**Short exercise:** Reproduce the listing below character for character; drop every image.
━━━━━ Source material ━━━━━
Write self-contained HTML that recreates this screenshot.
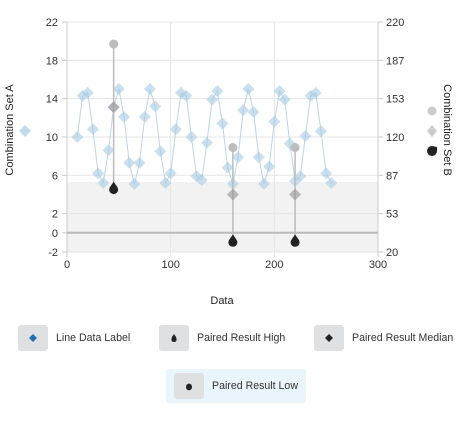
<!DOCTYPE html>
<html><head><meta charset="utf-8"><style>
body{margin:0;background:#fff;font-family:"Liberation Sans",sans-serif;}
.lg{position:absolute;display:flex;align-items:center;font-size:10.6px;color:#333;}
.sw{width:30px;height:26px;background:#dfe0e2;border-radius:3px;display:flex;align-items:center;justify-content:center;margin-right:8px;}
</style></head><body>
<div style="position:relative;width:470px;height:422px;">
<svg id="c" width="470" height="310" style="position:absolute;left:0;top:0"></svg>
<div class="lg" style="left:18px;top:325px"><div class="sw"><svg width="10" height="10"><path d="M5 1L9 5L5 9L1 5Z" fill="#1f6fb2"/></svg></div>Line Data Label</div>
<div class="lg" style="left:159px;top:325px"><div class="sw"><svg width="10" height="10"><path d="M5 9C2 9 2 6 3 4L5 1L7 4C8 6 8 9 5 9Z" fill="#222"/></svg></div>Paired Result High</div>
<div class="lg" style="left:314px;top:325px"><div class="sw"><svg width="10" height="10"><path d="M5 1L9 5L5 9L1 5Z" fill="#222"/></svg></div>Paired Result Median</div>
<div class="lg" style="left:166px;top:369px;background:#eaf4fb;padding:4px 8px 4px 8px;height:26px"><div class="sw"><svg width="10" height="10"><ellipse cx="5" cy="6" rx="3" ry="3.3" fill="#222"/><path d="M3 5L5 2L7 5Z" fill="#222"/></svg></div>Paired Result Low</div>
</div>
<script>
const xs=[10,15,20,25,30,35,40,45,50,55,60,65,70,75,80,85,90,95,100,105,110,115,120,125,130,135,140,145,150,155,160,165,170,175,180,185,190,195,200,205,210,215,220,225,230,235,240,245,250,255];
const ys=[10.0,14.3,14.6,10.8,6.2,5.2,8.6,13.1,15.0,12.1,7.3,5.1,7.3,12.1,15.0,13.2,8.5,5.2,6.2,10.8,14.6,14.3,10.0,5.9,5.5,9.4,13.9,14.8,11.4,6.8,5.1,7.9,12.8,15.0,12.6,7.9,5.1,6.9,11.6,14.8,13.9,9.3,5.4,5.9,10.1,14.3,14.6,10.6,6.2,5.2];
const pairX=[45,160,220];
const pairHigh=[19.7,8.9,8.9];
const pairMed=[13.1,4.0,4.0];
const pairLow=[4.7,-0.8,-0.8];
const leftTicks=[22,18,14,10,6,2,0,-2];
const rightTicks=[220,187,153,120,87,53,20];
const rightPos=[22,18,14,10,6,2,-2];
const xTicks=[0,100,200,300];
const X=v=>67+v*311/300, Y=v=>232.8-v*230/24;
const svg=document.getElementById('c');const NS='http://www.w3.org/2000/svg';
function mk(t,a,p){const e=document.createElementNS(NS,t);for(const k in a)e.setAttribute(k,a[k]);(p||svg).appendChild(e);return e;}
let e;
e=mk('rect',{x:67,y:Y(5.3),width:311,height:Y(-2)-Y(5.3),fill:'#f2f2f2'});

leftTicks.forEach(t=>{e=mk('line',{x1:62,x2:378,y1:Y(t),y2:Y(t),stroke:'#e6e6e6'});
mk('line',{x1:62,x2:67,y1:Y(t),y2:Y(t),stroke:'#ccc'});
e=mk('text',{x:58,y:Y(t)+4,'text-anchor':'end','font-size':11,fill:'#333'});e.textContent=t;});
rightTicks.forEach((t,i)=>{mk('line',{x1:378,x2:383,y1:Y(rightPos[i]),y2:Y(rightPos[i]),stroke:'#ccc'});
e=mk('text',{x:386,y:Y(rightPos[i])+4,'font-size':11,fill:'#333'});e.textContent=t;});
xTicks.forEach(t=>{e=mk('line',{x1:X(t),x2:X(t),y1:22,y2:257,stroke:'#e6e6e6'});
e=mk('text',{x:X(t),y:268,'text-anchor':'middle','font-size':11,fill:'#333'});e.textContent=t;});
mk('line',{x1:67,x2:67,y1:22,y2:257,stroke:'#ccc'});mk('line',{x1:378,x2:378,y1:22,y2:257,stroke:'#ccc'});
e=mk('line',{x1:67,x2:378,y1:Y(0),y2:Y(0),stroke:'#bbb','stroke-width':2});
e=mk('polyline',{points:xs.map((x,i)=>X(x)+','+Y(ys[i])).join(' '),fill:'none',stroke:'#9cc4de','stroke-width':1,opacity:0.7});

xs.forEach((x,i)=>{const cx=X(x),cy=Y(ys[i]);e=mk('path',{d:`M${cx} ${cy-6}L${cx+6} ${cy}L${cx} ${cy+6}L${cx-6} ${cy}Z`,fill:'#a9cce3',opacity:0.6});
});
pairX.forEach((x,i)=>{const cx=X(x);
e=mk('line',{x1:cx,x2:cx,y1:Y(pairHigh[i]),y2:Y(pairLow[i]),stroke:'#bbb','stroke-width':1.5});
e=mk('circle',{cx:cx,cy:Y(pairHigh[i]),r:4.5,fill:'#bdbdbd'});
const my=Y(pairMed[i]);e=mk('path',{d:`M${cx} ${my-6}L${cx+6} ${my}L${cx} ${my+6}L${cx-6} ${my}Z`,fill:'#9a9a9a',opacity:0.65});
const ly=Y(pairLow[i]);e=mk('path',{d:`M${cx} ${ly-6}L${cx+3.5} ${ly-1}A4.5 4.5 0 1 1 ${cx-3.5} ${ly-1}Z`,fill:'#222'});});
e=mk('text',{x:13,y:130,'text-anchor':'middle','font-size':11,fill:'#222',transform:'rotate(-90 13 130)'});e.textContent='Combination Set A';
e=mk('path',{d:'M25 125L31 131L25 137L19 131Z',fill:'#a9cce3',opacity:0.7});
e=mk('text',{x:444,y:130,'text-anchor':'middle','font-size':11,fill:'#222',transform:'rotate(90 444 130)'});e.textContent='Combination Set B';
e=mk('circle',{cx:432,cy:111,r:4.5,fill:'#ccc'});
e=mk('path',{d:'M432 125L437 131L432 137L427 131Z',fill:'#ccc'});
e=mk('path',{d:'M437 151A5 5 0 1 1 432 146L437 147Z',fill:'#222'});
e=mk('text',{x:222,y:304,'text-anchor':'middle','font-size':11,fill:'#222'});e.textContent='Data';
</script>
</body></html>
━━━━━
**Task solution:**
Write self-contained HTML that recreates this screenshot.
<!DOCTYPE html>
<html><head><meta charset="utf-8"><style>
body{margin:0;background:#fff;font-family:"Liberation Sans",sans-serif;}
.lg{position:absolute;display:flex;align-items:center;font-size:10.6px;color:#333;}
.sw{width:30px;height:26px;background:#dfe0e2;border-radius:3px;display:flex;align-items:center;justify-content:center;margin-right:8px;}
</style></head><body>
<div style="position:relative;width:470px;height:422px;">
<svg id="c" width="470" height="310" style="position:absolute;left:0;top:0"></svg>
<div class="lg" style="left:18px;top:325px"><div class="sw"><svg width="10" height="10"><path d="M5 1L9 5L5 9L1 5Z" fill="#1f6fb2"/></svg></div>Line Data Label</div>
<div class="lg" style="left:159px;top:325px"><div class="sw"><svg width="10" height="10"><path d="M5 9C2 9 2 6 3 4L5 1L7 4C8 6 8 9 5 9Z" fill="#222"/></svg></div>Paired Result High</div>
<div class="lg" style="left:314px;top:325px"><div class="sw"><svg width="10" height="10"><path d="M5 1L9 5L5 9L1 5Z" fill="#222"/></svg></div>Paired Result Median</div>
<div class="lg" style="left:166px;top:369px;background:#eaf4fb;padding:4px 8px 4px 8px;height:26px"><div class="sw"><svg width="10" height="10"><ellipse cx="5" cy="6" rx="3" ry="3.3" fill="#222"/><path d="M3 5L5 2L7 5Z" fill="#222"/></svg></div>Paired Result Low</div>
</div>
<script>
const xs=[10,15,20,25,30,35,40,45,50,55,60,65,70,75,80,85,90,95,100,105,110,115,120,125,130,135,140,145,150,155,160,165,170,175,180,185,190,195,200,205,210,215,220,225,230,235,240,245,250,255];
const ys=[10.0,14.3,14.6,10.8,6.2,5.2,8.6,13.1,15.0,12.1,7.3,5.1,7.3,12.1,15.0,13.2,8.5,5.2,6.2,10.8,14.6,14.3,10.0,5.9,5.5,9.4,13.9,14.8,11.4,6.8,5.1,7.9,12.8,15.0,12.6,7.9,5.1,6.9,11.6,14.8,13.9,9.3,5.4,5.9,10.1,14.3,14.6,10.6,6.2,5.2];
const pairX=[45,160,220];
const pairHigh=[19.7,8.9,8.9];
const pairMed=[13.1,4.0,4.0];
const pairLow=[4.7,-0.8,-0.8];
const leftTicks=[22,18,14,10,6,2,0,-2];
const rightTicks=[220,187,153,120,87,53,20];
const rightPos=[22,18,14,10,6,2,-2];
const xTicks=[0,100,200,300];
const X=v=>67+v*311/300, Y=v=>232.8-v*230/24;
const svg=document.getElementById('c');const NS='http://www.w3.org/2000/svg';
function mk(t,a,p){const e=document.createElementNS(NS,t);for(const k in a)e.setAttribute(k,a[k]);(p||svg).appendChild(e);return e;}
let e;
e=mk('rect',{x:67,y:Y(5.3),width:311,height:Y(-2)-Y(5.3),fill:'#f2f2f2'});

leftTicks.forEach(t=>{e=mk('line',{x1:62,x2:378,y1:Y(t),y2:Y(t),stroke:'#e6e6e6'});
mk('line',{x1:62,x2:67,y1:Y(t),y2:Y(t),stroke:'#ccc'});
e=mk('text',{x:58,y:Y(t)+4,'text-anchor':'end','font-size':11,fill:'#333'});e.textContent=t;});
rightTicks.forEach((t,i)=>{mk('line',{x1:378,x2:383,y1:Y(rightPos[i]),y2:Y(rightPos[i]),stroke:'#ccc'});
e=mk('text',{x:386,y:Y(rightPos[i])+4,'font-size':11,fill:'#333'});e.textContent=t;});
xTicks.forEach(t=>{e=mk('line',{x1:X(t),x2:X(t),y1:22,y2:257,stroke:'#e6e6e6'});
e=mk('text',{x:X(t),y:268,'text-anchor':'middle','font-size':11,fill:'#333'});e.textContent=t;});
mk('line',{x1:67,x2:67,y1:22,y2:257,stroke:'#ccc'});mk('line',{x1:378,x2:378,y1:22,y2:257,stroke:'#ccc'});
e=mk('line',{x1:67,x2:378,y1:Y(0),y2:Y(0),stroke:'#bbb','stroke-width':2});
e=mk('polyline',{points:xs.map((x,i)=>X(x)+','+Y(ys[i])).join(' '),fill:'none',stroke:'#9cc4de','stroke-width':1,opacity:0.7});

xs.forEach((x,i)=>{const cx=X(x),cy=Y(ys[i]);e=mk('path',{d:`M${cx} ${cy-6}L${cx+6} ${cy}L${cx} ${cy+6}L${cx-6} ${cy}Z`,fill:'#a9cce3',opacity:0.6});
});
pairX.forEach((x,i)=>{const cx=X(x);
e=mk('line',{x1:cx,x2:cx,y1:Y(pairHigh[i]),y2:Y(pairLow[i]),stroke:'#bbb','stroke-width':1.5});
e=mk('circle',{cx:cx,cy:Y(pairHigh[i]),r:4.5,fill:'#bdbdbd'});
const my=Y(pairMed[i]);e=mk('path',{d:`M${cx} ${my-6}L${cx+6} ${my}L${cx} ${my+6}L${cx-6} ${my}Z`,fill:'#9a9a9a',opacity:0.65});
const ly=Y(pairLow[i]);e=mk('path',{d:`M${cx} ${ly-6}L${cx+3.5} ${ly-1}A4.5 4.5 0 1 1 ${cx-3.5} ${ly-1}Z`,fill:'#222'});});
e=mk('text',{x:13,y:130,'text-anchor':'middle','font-size':11,fill:'#222',transform:'rotate(-90 13 130)'});e.textContent='Combination Set A';
e=mk('path',{d:'M25 125L31 131L25 137L19 131Z',fill:'#a9cce3',opacity:0.7});
e=mk('text',{x:444,y:130,'text-anchor':'middle','font-size':11,fill:'#222',transform:'rotate(90 444 130)'});e.textContent='Combination Set B';
e=mk('circle',{cx:432,cy:111,r:4.5,fill:'#ccc'});
e=mk('path',{d:'M432 125L437 131L432 137L427 131Z',fill:'#ccc'});
e=mk('path',{d:'M437 151A5 5 0 1 1 432 146L437 147Z',fill:'#222'});
e=mk('text',{x:222,y:304,'text-anchor':'middle','font-size':11,fill:'#222'});e.textContent='Data';
</script>
</body></html>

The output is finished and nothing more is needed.